MMET: A Multi-Input and Multi-Scale Transformer for Efficient PDEs Solving
Luo, Yichen, Wang, Jia, Lan, Dapeng, Liu, Yu, Pang, Zhibo
Partial Differential Equations (PDEs) are fundamental for modeling physical systems, yet solving them in a generic and efficient manner using machine learning-based approaches remains challenging due to limited multi-input and multi-scale generalization capabilities, as well as high computational costs. This paper proposes the Multi-input and Multi-scale Efficient Transformer (MMET), a novel framework designed to address the above challenges. MMET decouples mesh and query points as two sequences and feeds them into the encoder and decoder, respectively, and uses a Gated Condition Embedding (GCE) layer to embed input variables or functions with varying dimensions, enabling effective solutions for multi-scale and multi-input problems.

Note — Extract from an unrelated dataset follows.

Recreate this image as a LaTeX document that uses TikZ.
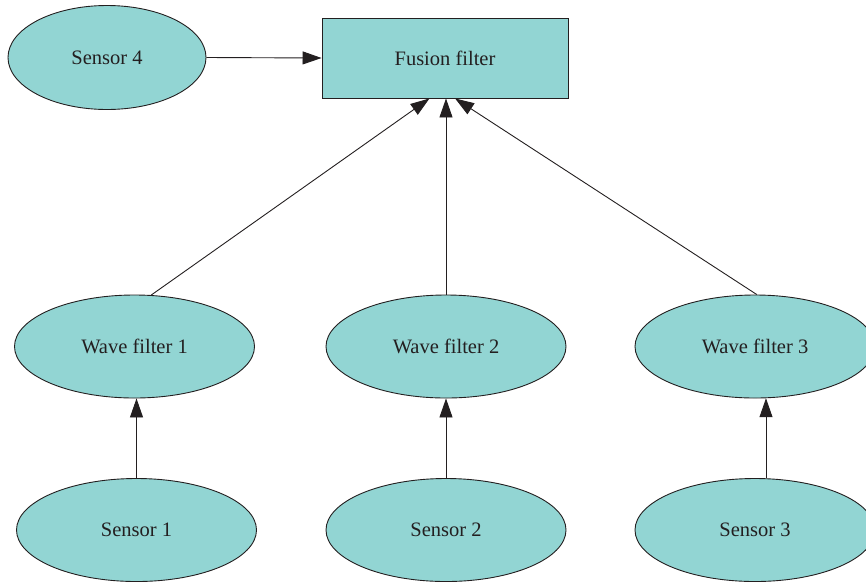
\documentclass[tikz,border=0pt]{standalone}
\usepackage{fontspec}
\setmainfont{Liberation Serif}
\usetikzlibrary{shapes.geometric,arrows.meta}
\definecolor{fillc}{HTML}{92D5D3}
\definecolor{inkc}{HTML}{231F20}
\tikzset{
  oval/.style={ellipse, draw=inkc, fill=fillc, line width=0.9pt, inner sep=0pt,
    minimum width=240pt, minimum height=103pt, text=inkc, font=\fontsize{20.5}{24}\selectfont},
  boxnode/.style={rectangle, draw=inkc, fill=fillc, line width=0.9pt, inner sep=0pt,
    minimum width=246pt, minimum height=80pt, text=inkc, font=\fontsize{20.5}{24}\selectfont},
  link/.style={draw=inkc, line width=0.9pt, -{Triangle[length=19pt,width=13pt]}}
}
\begin{document}
\begin{tikzpicture}[x=1pt,y=-1pt]
\useasboundingbox (0,0) rectangle (866,582);
\node[boxnode] (fusion) at (445,58) {Fusion filter};
\node[oval, minimum width=198pt, minimum height=104pt] (s4) at (107,57.5) {Sensor 4};
\node[oval] (w1) at (134.5,346.5) {Wave filter 1};
\node[oval] (w2) at (446,346.5) {Wave filter 2};
\node[oval] (w3) at (755,346.5) {Wave filter 3};
\node[oval] (s1) at (136.5,530) {Sensor 1};
\node[oval] (s2) at (446,530) {Sensor 2};
\node[oval] (s3) at (755,530) {Sensor 3};
\draw[link] (s4.east) -- (fusion.west);
\draw[link] (w1.72) -- (fusion.249);
\draw[link] (w2.north) -- (fusion.south -| w2.north);
\draw[link] (w3.88) -- (fusion.284);
\draw[link] (s1.north) -- (w1.south -| s1.north);
\draw[link] (s2.north) -- (w2.south);
\draw[link] (s3.78) -- (w3.282);
\end{tikzpicture}
\end{document}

Additionally, a Hilbert curve-based reserialization and patch embedding mechanism decrease the input length. This significantly reduces the computational cost when dealing with large-scale geometric models. These innovations enable efficient representations and support multi-scale resolution queries for large-scale and multi-input PDE problems. Experimental evaluations on diverse benchmarks spanning different physical fields demonstrate that MMET outperforms SOTA methods in both accuracy and computational efficiency. This work highlights the potential of MMET as a robust and scalable solution for real-time PDE solving in engineering and physics-based applications, paving the way for future explorations into pre-trained large-scale models in specific domains. This work is open-sourced at https://github.com/YichenLuo-0/MMET.